**Data section**
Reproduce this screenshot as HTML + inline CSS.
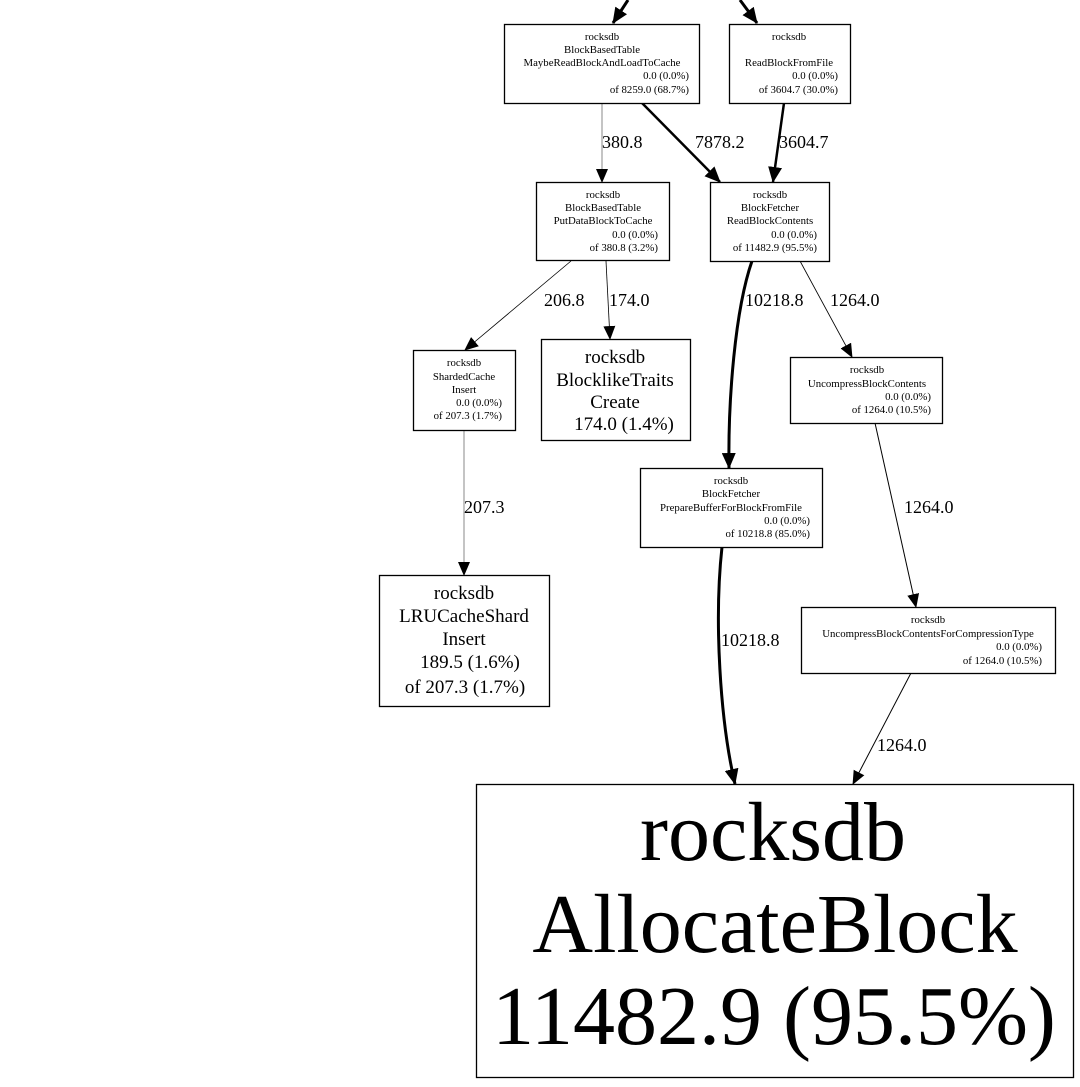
<!DOCTYPE html>
<html><head><meta charset="utf-8"><style>
html,body{margin:0;padding:0;background:#fff;}
svg{display:block;font-family:"Liberation Serif",serif;}
</style></head><body>
<svg width="1080" height="1087" viewBox="0 0 1080 1087" xmlns="http://www.w3.org/2000/svg">
<defs>
<marker id="a" markerUnits="userSpaceOnUse" markerWidth="14" markerHeight="12" refX="13" refY="6" orient="auto"><path d="M0,0 L14,6 L0,12 z" fill="#000"/></marker>
<marker id="ab" markerUnits="userSpaceOnUse" markerWidth="16" markerHeight="14" refX="15" refY="7" orient="auto"><path d="M0,0 L16,7 L0,14 z" fill="#000"/></marker>
</defs>
<rect width="1080" height="1087" fill="#fff"/>
<g fill="none" stroke="#000">
<path d="M628,0 L613,23" stroke-width="3" marker-end="url(#ab)"/>
<path d="M740,0 L757,23" stroke-width="3" marker-end="url(#ab)"/>
<path d="M602,103 L602,182" stroke="#888" stroke-width="1" marker-end="url(#a)"/>
<path d="M642,103 L720,182" stroke-width="2.5" marker-end="url(#ab)"/>
<path d="M784,103 L773,182" stroke-width="2.5" marker-end="url(#ab)"/>
<path d="M571,261 L465,350" stroke-width="0.8" marker-end="url(#a)"/>
<path d="M606,261 L610,339" stroke-width="0.8" marker-end="url(#a)"/>
<path d="M752,261 C735,310 728,400 729,468" stroke-width="3" marker-end="url(#ab)"/>
<path d="M800,261 L852,357" stroke-width="0.8" marker-end="url(#a)"/>
<path d="M464,430 L464,575" stroke="#888" stroke-width="1" marker-end="url(#a)"/>
<path d="M875,423 L916,607" stroke-width="1" marker-end="url(#a)"/>
<path d="M722,547 C714,620 720,720 735,784" stroke-width="3" marker-end="url(#ab)"/>
<path d="M911,673 L853,784" stroke-width="1" marker-end="url(#a)"/>
</g>
<g fill="#fff" stroke="#000" stroke-width="1.3">
<rect x="504.5" y="24.5" width="195" height="79"/>
<rect x="729.5" y="24.5" width="121" height="79"/>
<rect x="536.5" y="182.5" width="133" height="78"/>
<rect x="710.5" y="182.5" width="119" height="79"/>
<rect x="413.5" y="350.5" width="102" height="80"/>
<rect x="541.5" y="339.5" width="149" height="101"/>
<rect x="790.5" y="357.5" width="152" height="66"/>
<rect x="640.5" y="468.5" width="182" height="79"/>
<rect x="801.5" y="607.5" width="254" height="66"/>
<rect x="379.5" y="575.5" width="170" height="131"/>
<rect x="476.5" y="784.5" width="597" height="293"/>
</g>
<g font-size="10.8" fill="#000">
<g text-anchor="middle"><text x="602" y="40">rocksdb</text><text x="602" y="53">BlockBasedTable</text><text x="602" y="66">MaybeReadBlockAndLoadToCache</text></g>
<g text-anchor="end"><text x="689" y="79">0.0 (0.0%)</text><text x="689" y="93">of 8259.0 (68.7%)</text></g>
<g text-anchor="middle"><text x="789" y="40">rocksdb</text><text x="789" y="66">ReadBlockFromFile</text></g>
<g text-anchor="end"><text x="838" y="79">0.0 (0.0%)</text><text x="838" y="93">of 3604.7 (30.0%)</text></g>
<g text-anchor="middle"><text x="603" y="198">rocksdb</text><text x="603" y="211">BlockBasedTable</text><text x="603" y="224">PutDataBlockToCache</text></g>
<g text-anchor="end"><text x="658" y="238">0.0 (0.0%)</text><text x="658" y="251">of 380.8 (3.2%)</text></g>
<g text-anchor="middle"><text x="770" y="198">rocksdb</text><text x="770" y="211">BlockFetcher</text><text x="770" y="224">ReadBlockContents</text></g>
<g text-anchor="end"><text x="817" y="238">0.0 (0.0%)</text><text x="817" y="251">of 11482.9 (95.5%)</text></g>
<g text-anchor="middle"><text x="464" y="366">rocksdb</text><text x="464" y="380">ShardedCache</text><text x="464" y="393">Insert</text></g>
<g text-anchor="end"><text x="502" y="406">0.0 (0.0%)</text><text x="502" y="419">of 207.3 (1.7%)</text></g>
<g text-anchor="middle"><text x="867" y="373">rocksdb</text><text x="867" y="387">UncompressBlockContents</text></g>
<g text-anchor="end"><text x="931" y="400">0.0 (0.0%)</text><text x="931" y="413">of 1264.0 (10.5%)</text></g>
<g text-anchor="middle"><text x="731" y="484">rocksdb</text><text x="731" y="497">BlockFetcher</text><text x="731" y="511">PrepareBufferForBlockFromFile</text></g>
<g text-anchor="end"><text x="810" y="524">0.0 (0.0%)</text><text x="810" y="537">of 10218.8 (85.0%)</text></g>
<g text-anchor="middle"><text x="928" y="623">rocksdb</text><text x="928" y="637">UncompressBlockContentsForCompressionType</text></g>
<g text-anchor="end"><text x="1042" y="650">0.0 (0.0%)</text><text x="1042" y="664">of 1264.0 (10.5%)</text></g>
</g>
<g font-size="19" fill="#000" text-anchor="middle">
<text x="615" y="363">rocksdb</text><text x="615" y="386">BlocklikeTraits</text><text x="615" y="408">Create</text><text x="624" y="430">174.0 (1.4%)</text>
<text x="464" y="599">rocksdb</text><text x="464" y="622">LRUCacheShard</text><text x="464" y="645">Insert</text><text x="470" y="668">189.5 (1.6%)</text><text x="465" y="693">of 207.3 (1.7%)</text>
</g>
<g font-size="18" fill="#000">
<text x="602" y="148">380.8</text><text x="695" y="148">7878.2</text><text x="779" y="148">3604.7</text>
<text x="544" y="306">206.8</text><text x="609" y="306">174.0</text><text x="745" y="306">10218.8</text><text x="830" y="306">1264.0</text>
<text x="464" y="513">207.3</text><text x="904" y="513">1264.0</text>
<text x="721" y="646">10218.8</text><text x="877" y="751">1264.0</text>
</g>
<g font-size="84" fill="#000" text-anchor="middle">
<text x="773" y="860">rocksdb</text>
<text x="775" y="952">AllocateBlock</text>
<text x="774" y="1044">11482.9 (95.5%)</text>
</g>
</svg>
</body></html>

**Directions**
Without the pictures, retype the whole of the material above exactly.

**Exercise output**
Reproduce this screenshot as HTML + inline CSS.
<!DOCTYPE html>
<html><head><meta charset="utf-8"><style>
html,body{margin:0;padding:0;background:#fff;}
svg{display:block;font-family:"Liberation Serif",serif;}
</style></head><body>
<svg width="1080" height="1087" viewBox="0 0 1080 1087" xmlns="http://www.w3.org/2000/svg">
<defs>
<marker id="a" markerUnits="userSpaceOnUse" markerWidth="14" markerHeight="12" refX="13" refY="6" orient="auto"><path d="M0,0 L14,6 L0,12 z" fill="#000"/></marker>
<marker id="ab" markerUnits="userSpaceOnUse" markerWidth="16" markerHeight="14" refX="15" refY="7" orient="auto"><path d="M0,0 L16,7 L0,14 z" fill="#000"/></marker>
</defs>
<rect width="1080" height="1087" fill="#fff"/>
<g fill="none" stroke="#000">
<path d="M628,0 L613,23" stroke-width="3" marker-end="url(#ab)"/>
<path d="M740,0 L757,23" stroke-width="3" marker-end="url(#ab)"/>
<path d="M602,103 L602,182" stroke="#888" stroke-width="1" marker-end="url(#a)"/>
<path d="M642,103 L720,182" stroke-width="2.5" marker-end="url(#ab)"/>
<path d="M784,103 L773,182" stroke-width="2.5" marker-end="url(#ab)"/>
<path d="M571,261 L465,350" stroke-width="0.8" marker-end="url(#a)"/>
<path d="M606,261 L610,339" stroke-width="0.8" marker-end="url(#a)"/>
<path d="M752,261 C735,310 728,400 729,468" stroke-width="3" marker-end="url(#ab)"/>
<path d="M800,261 L852,357" stroke-width="0.8" marker-end="url(#a)"/>
<path d="M464,430 L464,575" stroke="#888" stroke-width="1" marker-end="url(#a)"/>
<path d="M875,423 L916,607" stroke-width="1" marker-end="url(#a)"/>
<path d="M722,547 C714,620 720,720 735,784" stroke-width="3" marker-end="url(#ab)"/>
<path d="M911,673 L853,784" stroke-width="1" marker-end="url(#a)"/>
</g>
<g fill="#fff" stroke="#000" stroke-width="1.3">
<rect x="504.5" y="24.5" width="195" height="79"/>
<rect x="729.5" y="24.5" width="121" height="79"/>
<rect x="536.5" y="182.5" width="133" height="78"/>
<rect x="710.5" y="182.5" width="119" height="79"/>
<rect x="413.5" y="350.5" width="102" height="80"/>
<rect x="541.5" y="339.5" width="149" height="101"/>
<rect x="790.5" y="357.5" width="152" height="66"/>
<rect x="640.5" y="468.5" width="182" height="79"/>
<rect x="801.5" y="607.5" width="254" height="66"/>
<rect x="379.5" y="575.5" width="170" height="131"/>
<rect x="476.5" y="784.5" width="597" height="293"/>
</g>
<g font-size="10.8" fill="#000">
<g text-anchor="middle"><text x="602" y="40">rocksdb</text><text x="602" y="53">BlockBasedTable</text><text x="602" y="66">MaybeReadBlockAndLoadToCache</text></g>
<g text-anchor="end"><text x="689" y="79">0.0 (0.0%)</text><text x="689" y="93">of 8259.0 (68.7%)</text></g>
<g text-anchor="middle"><text x="789" y="40">rocksdb</text><text x="789" y="66">ReadBlockFromFile</text></g>
<g text-anchor="end"><text x="838" y="79">0.0 (0.0%)</text><text x="838" y="93">of 3604.7 (30.0%)</text></g>
<g text-anchor="middle"><text x="603" y="198">rocksdb</text><text x="603" y="211">BlockBasedTable</text><text x="603" y="224">PutDataBlockToCache</text></g>
<g text-anchor="end"><text x="658" y="238">0.0 (0.0%)</text><text x="658" y="251">of 380.8 (3.2%)</text></g>
<g text-anchor="middle"><text x="770" y="198">rocksdb</text><text x="770" y="211">BlockFetcher</text><text x="770" y="224">ReadBlockContents</text></g>
<g text-anchor="end"><text x="817" y="238">0.0 (0.0%)</text><text x="817" y="251">of 11482.9 (95.5%)</text></g>
<g text-anchor="middle"><text x="464" y="366">rocksdb</text><text x="464" y="380">ShardedCache</text><text x="464" y="393">Insert</text></g>
<g text-anchor="end"><text x="502" y="406">0.0 (0.0%)</text><text x="502" y="419">of 207.3 (1.7%)</text></g>
<g text-anchor="middle"><text x="867" y="373">rocksdb</text><text x="867" y="387">UncompressBlockContents</text></g>
<g text-anchor="end"><text x="931" y="400">0.0 (0.0%)</text><text x="931" y="413">of 1264.0 (10.5%)</text></g>
<g text-anchor="middle"><text x="731" y="484">rocksdb</text><text x="731" y="497">BlockFetcher</text><text x="731" y="511">PrepareBufferForBlockFromFile</text></g>
<g text-anchor="end"><text x="810" y="524">0.0 (0.0%)</text><text x="810" y="537">of 10218.8 (85.0%)</text></g>
<g text-anchor="middle"><text x="928" y="623">rocksdb</text><text x="928" y="637">UncompressBlockContentsForCompressionType</text></g>
<g text-anchor="end"><text x="1042" y="650">0.0 (0.0%)</text><text x="1042" y="664">of 1264.0 (10.5%)</text></g>
</g>
<g font-size="19" fill="#000" text-anchor="middle">
<text x="615" y="363">rocksdb</text><text x="615" y="386">BlocklikeTraits</text><text x="615" y="408">Create</text><text x="624" y="430">174.0 (1.4%)</text>
<text x="464" y="599">rocksdb</text><text x="464" y="622">LRUCacheShard</text><text x="464" y="645">Insert</text><text x="470" y="668">189.5 (1.6%)</text><text x="465" y="693">of 207.3 (1.7%)</text>
</g>
<g font-size="18" fill="#000">
<text x="602" y="148">380.8</text><text x="695" y="148">7878.2</text><text x="779" y="148">3604.7</text>
<text x="544" y="306">206.8</text><text x="609" y="306">174.0</text><text x="745" y="306">10218.8</text><text x="830" y="306">1264.0</text>
<text x="464" y="513">207.3</text><text x="904" y="513">1264.0</text>
<text x="721" y="646">10218.8</text><text x="877" y="751">1264.0</text>
</g>
<g font-size="84" fill="#000" text-anchor="middle">
<text x="773" y="860">rocksdb</text>
<text x="775" y="952">AllocateBlock</text>
<text x="774" y="1044">11482.9 (95.5%)</text>
</g>
</svg>
</body></html>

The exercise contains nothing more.